Over the past year, I have been consistently covering the way that the Canadian Broadcasting Corporation (CBC) and other Canadian media outlets have been serving as an activist propaganda arm for the LGBT movement, publishing – almost without exception – relentlessly negative coverage of recent parental rights legislation in several provinces. The claims of LGBT activists, no matter how dubious or debunked, have been published as fact; opponents of parental rights have been selectively interviewed while supporters have been largely ignored; the premises of the LGBT movement have been accepted as the foundation for much of the reporting.
Most egregiously, much of the alleged journalism on parental rights legislation – supported by super-majorities of Canadians in nearly every province – has asserted that parents do not have the right to know what school staff know about their children, and that to tell parents if children want to “transition genders” could risk the lives of those children. Canadian parents have been slandered by the press, over and over again.
The Hub has now detailed some specific numbers about the scale of that activism-as-journalism in a report titled “The CBC prioritizes allyship over objectivity in Saskatchewan parental consent coverage: An empirical analysis.” Dave Snow observed that CBC’s headlines alone direct readers to specific conclusions, with 37 percent of headlines on Saskatchewan’s parental rights legislation engaging in “attributed criticism.” Examples he notes include: “Families of trans kids, activists say they’re angered, scared, disgusted by Sask.’s pronoun law”; “Sask. Opposition says pronoun and naming policy motivated by politics, transphobia.”
Not a single one of the 38 articles Snow analyzed “contained attributed praise of the policy.”
Consider the scale of the bias:
As these headlines show, CBC reporters relied heavily on outside sources to describe the policy’s purported impact. To determine who those sources were, I coded every person or organization quoted in the 38 articles into three categories: supporters of the government’s policy, critics of the policy, and sources who were neutral towards the policy (I excluded quotes from the government, politicians, and the judicial injunction itself). I also distinguished between those whose opinions were clearly sought by the CBC and those whom the CBC quoted from the public record.
Across 38 articles, the CBC quoted more than five times as many critics of Saskatchewan’s policy as supporters (81 critics, 15 supporters, and five neutral). Moreover, supporters were grouped into a small number of articles, with six of the 15 supporters quoted in a single story about competing public rallies. Only 16 percent of the total articles (six of 38) quoted at least one supporter of the policy, compared to 95 percent of articles (36 of 38) that quoted at least one critic of the government’s policy. And support was never presented independent of criticism: all six articles that included a quote from a supporter also included at least one quote from a critic.

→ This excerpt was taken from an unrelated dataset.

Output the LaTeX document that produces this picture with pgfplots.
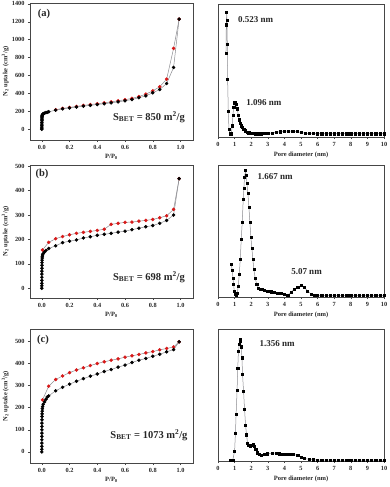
\documentclass[border=0pt]{standalone}
\usepackage{fontspec}
\setmainfont{Liberation Serif}
\usepackage{pgfplots}
\pgfplotsset{compat=1.18}

\definecolor{linegray}{RGB}{140,140,145}
\definecolor{framecol}{RGB}{70,70,70}
\definecolor{desred}{RGB}{215,25,25}

\tikzset{
  plab/.style={font=\fontsize{10.5}{11}\selectfont\bfseries, text=black!85},
  slab/.style={font=\fontsize{10.5}{11}\selectfont\bfseries, text=black!85},
  nlab/.style={font=\fontsize{9}{10}\selectfont\bfseries, text=black!85, anchor=west},
}

\pgfplotsset{
  base/.style={
    scale only axis,
    axis line style={framecol, line width=0.8pt},
    tick style={framecol, line width=0.5pt},
    tick align=outside,
    major tick length=2pt,
    xtick pos=bottom, ytick pos=left,
    /pgf/number format/assume math mode=true,
    /pgf/number format/1000 sep={},
    tick label style={font=\fontsize{6.3}{6.3}\selectfont\bfseries, text=black!85},
    label style={font=\fontsize{6.5}{7}\selectfont\bfseries, text=black!85},
  },
  iso/.style={base, width=163pt,
    xmin=-0.085, xmax=1.09, xtick={0,0.2,0.4,0.6,0.8,1.0},
    xticklabel style={/pgf/number format/.cd, fixed, fixed zerofill, precision=1},
    xlabel={P/P\textsubscript{0}},
    ylabel={N\textsubscript{2} uptake (cm\textsuperscript{3}/g)},
    xlabel style={at={(axis description cs:0.5,-0.125)}, anchor=center},
    ylabel style={at={(axis description cs:-0.152,0.5)}, anchor=center},
  },
  psd/.style={base, width=166pt,
    xmin=0, xmax=10, xtick={0,1,...,10}, ytick=\empty,
    xlabel={Pore diameter (nm)},
    xlabel style={at={(axis description cs:0.5,-0.138)}, anchor=center},
  },
  ads/.style={linegray, line width=0.5pt, mark=*, mark size=1.5pt, mark options={fill=black, draw=black}},
  des/.style={linegray, line width=0.5pt, mark=*, mark size=1.5pt, mark options={fill=desred, draw=desred}},
  sq/.style={linegray, line width=0.5pt, mark=square*, mark size=1.1pt, mark options={fill=black, draw=black}},
}

\begin{document}
\begin{tikzpicture}
\path[use as bounding box] (0,0) rectangle (390pt,-487pt);

% (a)
\begin{axis}[iso, at={(30pt,-3pt)}, anchor=north west, height=137pt,
  ymin=-120, ymax=1410, ytick={0,200,...,1400}]
\addplot[des] coordinates {
(0.99,1230) (0.95,903) (0.90,560) (0.85,474) (0.80,429) (0.75,392) (0.70,365)
(0.65,345) (0.60,330) (0.55,318) (0.50,306) (0.45,295) (0.40,285) (0.35,276)
(0.30,266) (0.25,255) (0.20,244) (0.15,233) (0.10,218)};
\addplot[ads] coordinates {
(0.0002,0) (0.0003,12) (0.0004,25) (0.0005,40) (0.0006,58) (0.0007,76)
(0.0008,95) (0.0010,112) (0.0012,126) (0.0015,138) (0.002,147) (0.003,154)
(0.004,160) (0.006,165) (0.008,170) (0.012,175) (0.02,180) (0.03,186)
(0.04,190) (0.05,195) (0.10,213) (0.15,228) (0.20,238) (0.25,248) (0.30,258)
(0.35,267) (0.40,276) (0.45,285) (0.50,295) (0.55,306) (0.60,318) (0.65,332)
(0.70,352) (0.75,373) (0.80,407) (0.85,444) (0.90,511) (0.95,690) (0.99,1230)};
\node[plab] at (axis description cs:0.086,0.92) {(a)};
\node[slab] at (axis description cs:0.73,0.168) {S\textsubscript{BET} = 850 m\textsuperscript{2}/g};
\end{axis}

% (d)
\begin{axis}[psd, at={(218pt,-4pt)}, anchor=north west, height=133pt,
  ymin=-0.022, ymax=1.071]
\addplot[sq] coordinates {
(0.48,0.665) (0.50,0.90) (0.52,1.00) (0.54,0.94) (0.56,0.74) (0.58,0.45)
(0.62,0.19) (0.66,0.04) (0.72,0.005) (0.80,0.005) (0.86,0.07) (0.90,0.16)
(0.95,0.225) (1.00,0.26) (1.05,0.265) (1.10,0.25) (1.16,0.21) (1.22,0.16)
(1.28,0.12) (1.34,0.09) (1.40,0.07) (1.47,0.055) (1.55,0.04) (1.65,0.03)
(1.75,0.02) (1.85,0.013) (1.95,0.009) (2.1,0.006) (2.25,0.005) (2.4,0.005)
(2.6,0.005) (2.8,0.006) (3.0,0.008) (3.25,0.012) (3.5,0.017) (3.75,0.021)
(4.0,0.025) (4.25,0.027) (4.5,0.026) (4.75,0.022) (5.0,0.015) (5.25,0.010)
(5.5,0.007) (5.75,0.006) (6.0,0.005) (6.25,0.005) (6.5,0.005) (6.75,0.005)
(7.0,0.005) (7.25,0.005) (7.5,0.005) (7.75,0.005) (8.0,0.005) (8.25,0.005)
(8.5,0.005) (8.75,0.005) (9.0,0.005) (9.25,0.005) (9.5,0.005) (9.75,0.005)
(10.0,0.005)};
\node[plab] at (axis description cs:-0.066,0.925) {(d)};
\node[nlab] at (axis description cs:0.10,0.88) {0.523 nm};
\node[nlab] at (axis description cs:0.15,0.256) {1.096 nm};
\end{axis}

% (b)
\begin{axis}[iso, at={(30pt,-165pt)}, anchor=north west, height=133pt,
  ymin=-40, ymax=505, ytick={0,100,...,500}]
\addplot[des] coordinates {
(0.99,449) (0.95,323) (0.90,297) (0.85,289) (0.80,282) (0.75,278) (0.70,275)
(0.65,271) (0.60,270) (0.55,266) (0.50,262) (0.45,242) (0.40,237) (0.35,233)
(0.30,229) (0.25,225) (0.20,219) (0.15,212) (0.10,203) (0.05,188) (0.005,157)};
\addplot[ads] coordinates {
(0.0002,0) (0.0003,10) (0.0004,20) (0.0005,32) (0.0006,45) (0.0007,58)
(0.0008,70) (0.0010,82) (0.0012,94) (0.0015,105) (0.002,115) (0.003,124)
(0.004,131) (0.006,137) (0.01,142) (0.02,149) (0.03,155) (0.05,163)
(0.10,174) (0.15,187) (0.20,193) (0.25,198) (0.30,206) (0.35,211) (0.40,217)
(0.45,221) (0.50,225) (0.55,230) (0.60,234) (0.65,240) (0.70,246) (0.75,252)
(0.80,257) (0.85,266) (0.90,278) (0.95,300) (0.99,449)};
\node[plab] at (axis description cs:0.074,0.93) {(b)};
\node[slab] at (axis description cs:0.73,0.158) {S\textsubscript{BET} = 698 m\textsuperscript{2}/g};
\end{axis}

% (e)
\begin{axis}[psd, at={(218pt,-165pt)}, anchor=north west, height=132pt,
  ymin=-0.011, ymax=1.045]
\addplot[sq] coordinates {
(0.80,0.25) (0.86,0.20) (0.90,0.14) (0.94,0.09) (0.98,0.035) (1.04,0.008)
(1.10,0.0) (1.16,0.02) (1.22,0.075) (1.28,0.17) (1.34,0.29) (1.40,0.45)
(1.46,0.59) (1.52,0.77) (1.56,0.86) (1.60,0.95) (1.66,1.0) (1.70,0.965)
(1.74,0.90) (1.80,0.82) (1.86,0.71) (1.92,0.59) (1.98,0.47) (2.04,0.38)
(2.10,0.29) (2.16,0.21) (2.24,0.14) (2.34,0.088) (2.44,0.061) (2.54,0.053)
(2.64,0.048) (2.8,0.043) (3.0,0.036) (3.2,0.031) (3.4,0.026) (3.6,0.021)
(3.8,0.016) (4.0,0.009) (4.2,0.004) (4.4,0.03) (4.6,0.05) (4.8,0.068)
(5.0,0.08) (5.2,0.065) (5.4,0.038) (5.6,0.013) (5.8,0.002) (6.0,0.0)
(6.25,0.0) (6.5,0.0) (6.75,0.0) (7.0,0.0) (7.25,0.0) (7.5,0.0) (7.75,0.0)
(8.0,0.0) (8.25,0.0) (8.5,0.0) (8.75,0.0) (9.0,0.0) (9.25,0.0) (9.5,0.0)
(9.75,0.0) (10.0,0.0)};
\node[plab] at (axis description cs:-0.066,0.924) {(e)};
\node[nlab] at (axis description cs:0.217,0.909) {1.667 nm};
\node[nlab] at (axis description cs:0.42,0.19) {5.07 nm};
\end{axis}

% (c)
\begin{axis}[iso, at={(30pt,-329pt)}, anchor=north west, height=134pt,
  ymin=-50, ymax=555, ytick={0,100,...,500}]
\addplot[des] coordinates {
(0.99,497) (0.95,474) (0.90,467) (0.85,461) (0.80,453) (0.75,447) (0.70,440)
(0.65,434) (0.60,428) (0.55,420) (0.50,414) (0.45,407) (0.40,399) (0.35,390)
(0.30,380) (0.25,370) (0.20,358) (0.15,343) (0.10,327) (0.05,297) (0.005,235)};
\addplot[ads] coordinates {
(0.0002,0) (0.0003,12) (0.0004,25) (0.0005,40) (0.0006,55) (0.0007,70)
(0.0008,85) (0.0009,100) (0.0010,115) (0.0012,130) (0.0014,145) (0.0017,160)
(0.002,172) (0.003,184) (0.004,195) (0.006,205) (0.01,215) (0.02,226)
(0.03,238) (0.04,248) (0.05,253) (0.10,276) (0.15,292) (0.20,306) (0.25,319)
(0.30,331) (0.35,342) (0.40,352) (0.45,363) (0.50,372) (0.55,383) (0.60,392)
(0.65,404) (0.70,414) (0.75,422) (0.80,432) (0.85,441) (0.90,452) (0.95,462)
(0.99,497)};
\node[plab] at (axis description cs:0.08,0.918) {(c)};
\node[slab] at (axis description cs:0.73,0.209) {S\textsubscript{BET} = 1073 m\textsuperscript{2}/g};
\end{axis}

% (f)
\begin{axis}[psd, at={(218pt,-329pt)}, anchor=north west, height=132pt,
  ymin=-0.008, ymax=1.088]
\addplot[sq] coordinates {
(0.75,0.0) (0.89,0.0) (1.00,0.074) (1.05,0.22) (1.09,0.38) (1.15,0.58)
(1.19,0.76) (1.23,0.90) (1.28,0.96) (1.32,1.0) (1.36,0.99) (1.40,0.94)
(1.44,0.85) (1.48,0.71) (1.54,0.57) (1.60,0.42) (1.66,0.29) (1.72,0.21)
(1.78,0.14) (1.84,0.124) (1.92,0.116) (2.0,0.124) (2.1,0.13) (2.19,0.116)
(2.27,0.088) (2.37,0.06) (2.47,0.047) (2.61,0.039) (2.77,0.047) (2.98,0.052)
(3.28,0.058) (3.5,0.056) (3.7,0.053) (3.9,0.051) (4.1,0.05) (4.3,0.049)
(4.5,0.047) (4.8,0.039) (5.0,0.025) (5.2,0.014) (5.5,0.005) (5.75,0.002)
(6.0,0.0) (6.25,0.0) (6.5,0.0) (6.75,0.0) (7.0,0.0) (7.25,0.0) (7.5,0.0)
(7.75,0.0) (8.0,0.0) (8.25,0.0) (8.5,0.0) (8.75,0.0) (9.0,0.0) (9.25,0.0)
(9.5,0.0) (9.75,0.0) (10.0,0.0)};
\node[plab] at (axis description cs:-0.075,0.917) {(f)};
\node[nlab] at (axis description cs:0.229,0.886) {1.356 nm};
\end{axis}
\end{tikzpicture}
\end{document}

Further, Snow observed, the CBC made virtually no attempt to interview anyone who could offer a cogent defence of the policy – understandably, as this would contradict their activist aims. Indeed, Snow notes that a poll showing widespread support for parental rights in Saskatchewan went unmentioned by the CBC. More:
The critics quoted by the CBC were also far more likely to be in a position of authority, while supporters were almost entirely laypeople. Of the 59 critics whose opinions were sought out by the CBC, 26 were what I classify as ‘experts’ – lawyers and legal scholars, professors, school board presidents, health professionals, and LGBTQ organizations – and a further six were teachers. The focus on expertise was even higher from those quoted from the public record: of the 22 critics who were quoted from the public record, twenty (91 percent) were experts or organizations representing experts. By contrast, CBC reporters did not seek out a single ‘expert’ to speak in favour of Saskatchewan’s policy. Of the 13 quotes from supporters that were sought by the CBC, nine were from community members or protestors at rallies, while four were from the leaders of three small socially conservative interest groups.
As I have been observing in this space for months, this is because the Canadian media – of which CBC is the most egregious (and taxpayer-funded!) culprit – is actively seeking to herd their viewers, listeners, and readers towards a conclusion they themselves hold: that parental rights are a cheap excuse for bigotry.
This isn’t an exaggeration – in September, the CBC published an explainer titled “Where did the term ‘parental rights’ come from?” in which they explained that: “Those who are critical of the term say it’s a misnomer that excludes LGBTQ parents or parents of LGBTQ children, and implies that parental rights take precedence over children’s rights.” In this case, of course, the “children’s rights” being referred to include the right to change genders with the assistance of school staff without parental knowledge or involvement.
The CBC is funded by Canadian taxpayers, many of whom are parents working hard to give their children a good life. And in response, the CBC publishes a non-stop series of smear jobs aimed at convincing Canadians that parents should be kept in the dark while activist educators introduce them to new ideologies and worldviews. Snow’s conclusion is correct: We should defund the CBC, and let them survive without being funded by people they hold in contempt.